_OBJECTIVE_: Line by line, repeat the data below exactly, beginning at the first line and ending at the line with "var yTickVals = [0, 20, 40, 60, 80, 100];". Omit pictures.

_GIVEN INFORMATION_:
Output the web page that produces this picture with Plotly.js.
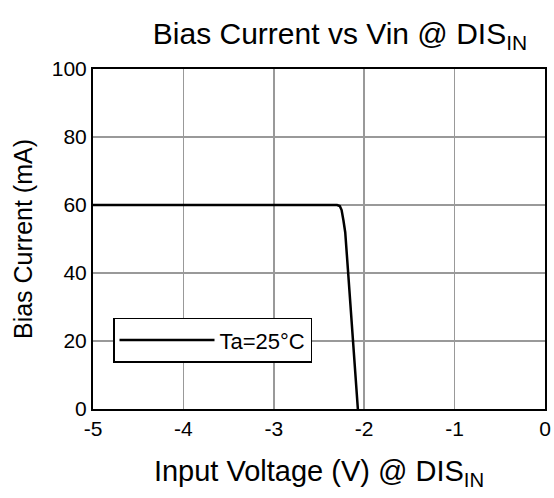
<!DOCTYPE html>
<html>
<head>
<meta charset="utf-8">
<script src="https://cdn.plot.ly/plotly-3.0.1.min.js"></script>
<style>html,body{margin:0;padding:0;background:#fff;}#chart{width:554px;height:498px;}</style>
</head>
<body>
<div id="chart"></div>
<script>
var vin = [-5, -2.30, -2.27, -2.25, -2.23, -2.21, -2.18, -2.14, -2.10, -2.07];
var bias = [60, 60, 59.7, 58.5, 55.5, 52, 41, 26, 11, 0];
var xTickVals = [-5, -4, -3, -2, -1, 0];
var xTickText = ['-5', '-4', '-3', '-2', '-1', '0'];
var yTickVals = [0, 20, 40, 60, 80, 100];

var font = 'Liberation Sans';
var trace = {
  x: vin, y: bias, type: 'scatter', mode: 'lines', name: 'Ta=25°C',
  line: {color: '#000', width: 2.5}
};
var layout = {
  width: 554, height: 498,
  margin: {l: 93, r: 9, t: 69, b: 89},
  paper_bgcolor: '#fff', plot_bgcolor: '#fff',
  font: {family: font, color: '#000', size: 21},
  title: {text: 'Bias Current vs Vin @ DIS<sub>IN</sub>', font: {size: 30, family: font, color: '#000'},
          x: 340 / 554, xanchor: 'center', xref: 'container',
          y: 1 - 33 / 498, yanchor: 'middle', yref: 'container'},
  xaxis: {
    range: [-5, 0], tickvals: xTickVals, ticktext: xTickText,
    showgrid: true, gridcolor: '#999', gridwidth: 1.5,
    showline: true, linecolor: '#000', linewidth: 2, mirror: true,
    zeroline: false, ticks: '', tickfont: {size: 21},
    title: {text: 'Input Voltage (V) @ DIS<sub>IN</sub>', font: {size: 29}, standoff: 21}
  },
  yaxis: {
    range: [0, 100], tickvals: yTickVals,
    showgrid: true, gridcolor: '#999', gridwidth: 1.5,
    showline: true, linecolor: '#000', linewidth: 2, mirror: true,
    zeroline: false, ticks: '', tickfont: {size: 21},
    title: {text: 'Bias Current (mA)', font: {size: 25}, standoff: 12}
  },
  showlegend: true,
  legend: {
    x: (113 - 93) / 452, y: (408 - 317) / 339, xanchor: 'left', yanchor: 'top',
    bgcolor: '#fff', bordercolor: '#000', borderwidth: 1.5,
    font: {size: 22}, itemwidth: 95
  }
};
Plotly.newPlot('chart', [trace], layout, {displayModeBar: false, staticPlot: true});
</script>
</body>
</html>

_RESULT_:
Output the web page that produces this picture with Plotly.js.
<!DOCTYPE html>
<html>
<head>
<meta charset="utf-8">
<script src="https://cdn.plot.ly/plotly-3.0.1.min.js"></script>
<style>html,body{margin:0;padding:0;background:#fff;}#chart{width:554px;height:498px;}</style>
</head>
<body>
<div id="chart"></div>
<script>
var vin = [-5, -2.30, -2.27, -2.25, -2.23, -2.21, -2.18, -2.14, -2.10, -2.07];
var bias = [60, 60, 59.7, 58.5, 55.5, 52, 41, 26, 11, 0];
var xTickVals = [-5, -4, -3, -2, -1, 0];
var xTickText = ['-5', '-4', '-3', '-2', '-1', '0'];
var yTickVals = [0, 20, 40, 60, 80, 100];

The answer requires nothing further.